Plotting code records:
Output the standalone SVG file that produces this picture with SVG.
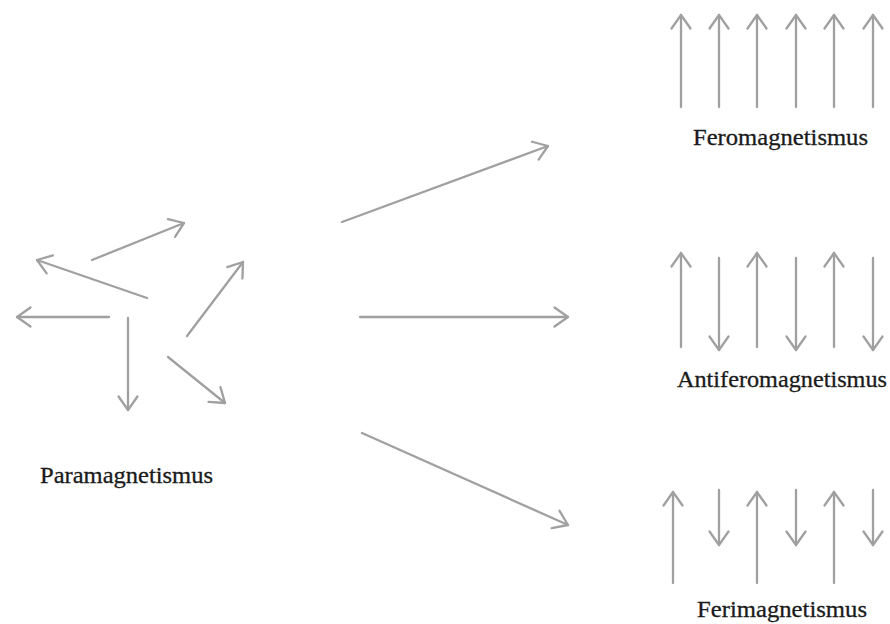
<svg xmlns="http://www.w3.org/2000/svg" width="890" height="624" viewBox="0 0 890 624">
<style>
.a{stroke:#a0a0a0;stroke-width:2.3;fill:none;marker-end:url(#h);stroke-linecap:round}
.t{font-family:"Liberation Serif",serif;font-size:23px;fill:#1a1a1a;text-anchor:middle;stroke:#1a1a1a;stroke-width:0.3}
</style>
<defs>
<marker id="h" markerUnits="userSpaceOnUse" viewBox="-16 -12 18 24" markerWidth="18" markerHeight="24" refX="0" refY="0" orient="auto">
<path d="M-13.5,-9.5 L0,0 L-13.5,9.5" fill="none" stroke="#a0a0a0" stroke-width="2.3" stroke-linecap="round" stroke-linejoin="round"/>
</marker>
</defs>
<rect width="890" height="624" fill="#fff"/>
<g id="para">
<line class="a" x1="92" y1="260" x2="184" y2="223"/>
<line class="a" x1="147" y1="298" x2="37" y2="260"/>
<line class="a" x1="109" y1="317" x2="17" y2="317"/>
<line class="a" x1="128" y1="318" x2="128" y2="410"/>
<line class="a" x1="187" y1="336" x2="243" y2="262"/>
<line class="a" x1="168" y1="357" x2="225" y2="403"/>
<text class="t" x="126.5" y="483" textLength="173" lengthAdjust="spacingAndGlyphs">Paramagnetismus</text>
</g>
<g id="connectors">
<line class="a" x1="342" y1="222" x2="548" y2="146"/>
<line class="a" x1="360" y1="317" x2="568" y2="317"/>
<line class="a" x1="362" y1="433" x2="568" y2="525"/>
</g>
<g id="fero">
<line class="a" x1="681" y1="107" x2="681" y2="15"/>
<line class="a" x1="719" y1="107" x2="719" y2="15"/>
<line class="a" x1="757" y1="107" x2="757" y2="15"/>
<line class="a" x1="796" y1="107" x2="796" y2="15"/>
<line class="a" x1="834" y1="107" x2="834" y2="15"/>
<line class="a" x1="873" y1="107" x2="873" y2="15"/>
<text class="t" x="780.5" y="145" textLength="175" lengthAdjust="spacingAndGlyphs">Feromagnetismus</text>
</g>
<g id="antifero">
<line class="a" x1="681" y1="347" x2="681" y2="253"/>
<line class="a" x1="719" y1="258" x2="719" y2="350"/>
<line class="a" x1="757" y1="347" x2="757" y2="253"/>
<line class="a" x1="796" y1="258" x2="796" y2="350"/>
<line class="a" x1="834" y1="347" x2="834" y2="253"/>
<line class="a" x1="873" y1="258" x2="873" y2="350"/>
<text class="t" x="782" y="387" textLength="210" lengthAdjust="spacingAndGlyphs">Antiferomagnetismus</text>
</g>
<g id="ferri">
<line class="a" x1="673" y1="583" x2="673" y2="492"/>
<line class="a" x1="719" y1="490" x2="719" y2="545"/>
<line class="a" x1="757" y1="583" x2="757" y2="492"/>
<line class="a" x1="796" y1="490" x2="796" y2="545"/>
<line class="a" x1="834" y1="583" x2="834" y2="492"/>
<line class="a" x1="873" y1="490" x2="873" y2="545"/>
<text class="t" x="782" y="617" textLength="170" lengthAdjust="spacingAndGlyphs">Ferimagnetismus</text>
</g>
</svg>
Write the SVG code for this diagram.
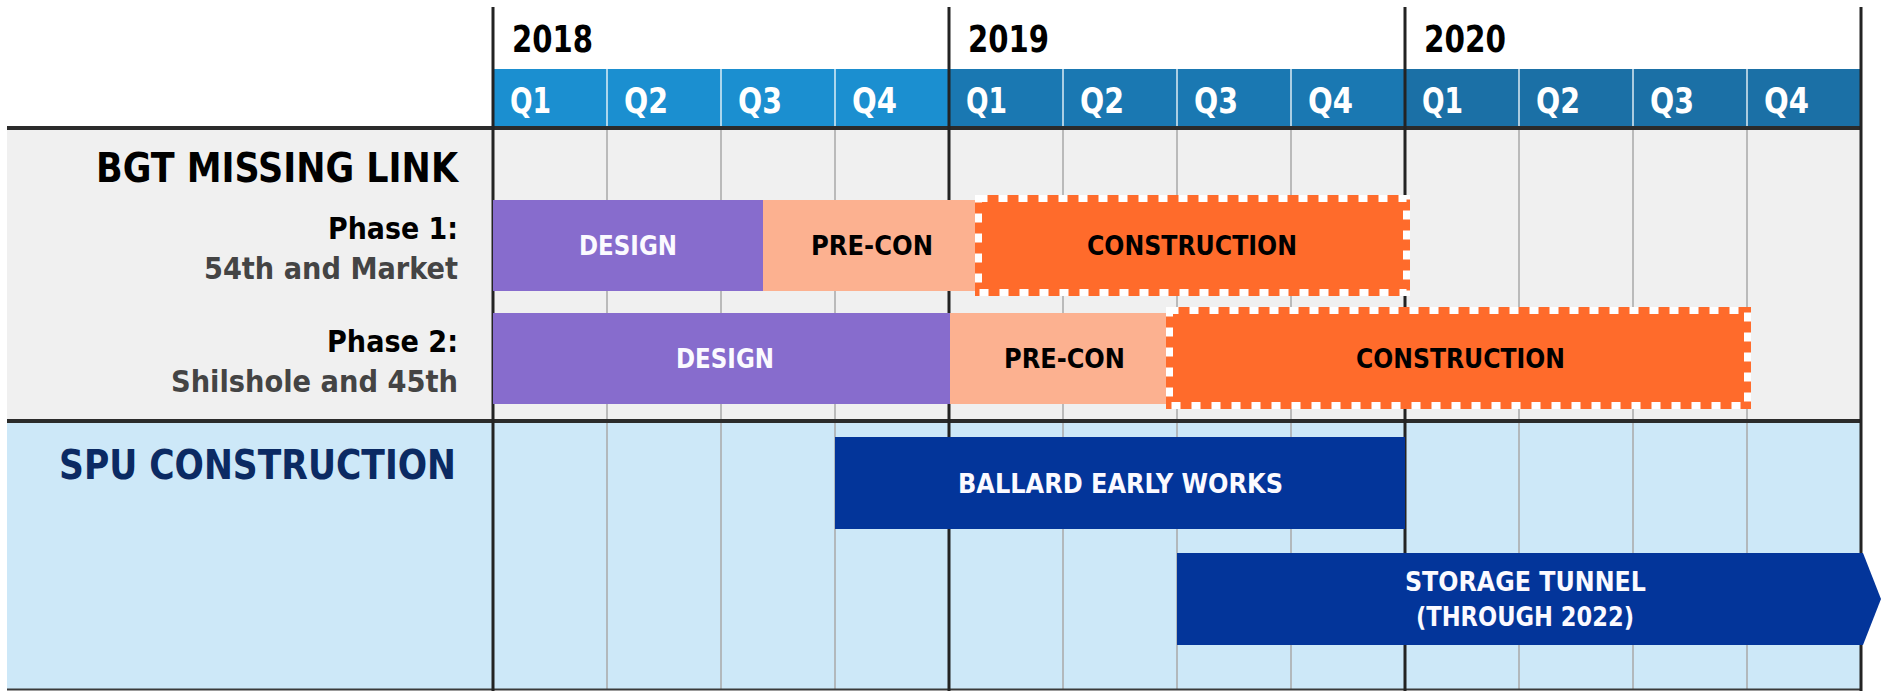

Exercise:
Without including any pictures, reproduce the listing exactly.

Complete output:
Output the standalone SVG file that produces this picture with SVG.
<svg xmlns="http://www.w3.org/2000/svg" width="890" height="624" viewBox="0 0 890 624">
<style>
.a{stroke:#a0a0a0;stroke-width:2.3;fill:none;marker-end:url(#h);stroke-linecap:round}
.t{font-family:"Liberation Serif",serif;font-size:23px;fill:#1a1a1a;text-anchor:middle;stroke:#1a1a1a;stroke-width:0.3}
</style>
<defs>
<marker id="h" markerUnits="userSpaceOnUse" viewBox="-16 -12 18 24" markerWidth="18" markerHeight="24" refX="0" refY="0" orient="auto">
<path d="M-13.5,-9.5 L0,0 L-13.5,9.5" fill="none" stroke="#a0a0a0" stroke-width="2.3" stroke-linecap="round" stroke-linejoin="round"/>
</marker>
</defs>
<rect width="890" height="624" fill="#fff"/>
<g id="para">
<line class="a" x1="92" y1="260" x2="184" y2="223"/>
<line class="a" x1="147" y1="298" x2="37" y2="260"/>
<line class="a" x1="109" y1="317" x2="17" y2="317"/>
<line class="a" x1="128" y1="318" x2="128" y2="410"/>
<line class="a" x1="187" y1="336" x2="243" y2="262"/>
<line class="a" x1="168" y1="357" x2="225" y2="403"/>
<text class="t" x="126.5" y="483" textLength="173" lengthAdjust="spacingAndGlyphs">Paramagnetismus</text>
</g>
<g id="connectors">
<line class="a" x1="342" y1="222" x2="548" y2="146"/>
<line class="a" x1="360" y1="317" x2="568" y2="317"/>
<line class="a" x1="362" y1="433" x2="568" y2="525"/>
</g>
<g id="fero">
<line class="a" x1="681" y1="107" x2="681" y2="15"/>
<line class="a" x1="719" y1="107" x2="719" y2="15"/>
<line class="a" x1="757" y1="107" x2="757" y2="15"/>
<line class="a" x1="796" y1="107" x2="796" y2="15"/>
<line class="a" x1="834" y1="107" x2="834" y2="15"/>
<line class="a" x1="873" y1="107" x2="873" y2="15"/>
<text class="t" x="780.5" y="145" textLength="175" lengthAdjust="spacingAndGlyphs">Feromagnetismus</text>
</g>
<g id="antifero">
<line class="a" x1="681" y1="347" x2="681" y2="253"/>
<line class="a" x1="719" y1="258" x2="719" y2="350"/>
<line class="a" x1="757" y1="347" x2="757" y2="253"/>
<line class="a" x1="796" y1="258" x2="796" y2="350"/>
<line class="a" x1="834" y1="347" x2="834" y2="253"/>
<line class="a" x1="873" y1="258" x2="873" y2="350"/>
<text class="t" x="782" y="387" textLength="210" lengthAdjust="spacingAndGlyphs">Antiferomagnetismus</text>
</g>
<g id="ferri">
<line class="a" x1="673" y1="583" x2="673" y2="492"/>
<line class="a" x1="719" y1="490" x2="719" y2="545"/>
<line class="a" x1="757" y1="583" x2="757" y2="492"/>
<line class="a" x1="796" y1="490" x2="796" y2="545"/>
<line class="a" x1="834" y1="583" x2="834" y2="492"/>
<line class="a" x1="873" y1="490" x2="873" y2="545"/>
<text class="t" x="782" y="617" textLength="170" lengthAdjust="spacingAndGlyphs">Ferimagnetismus</text>
</g>
</svg>
Write the SVG code for this diagram.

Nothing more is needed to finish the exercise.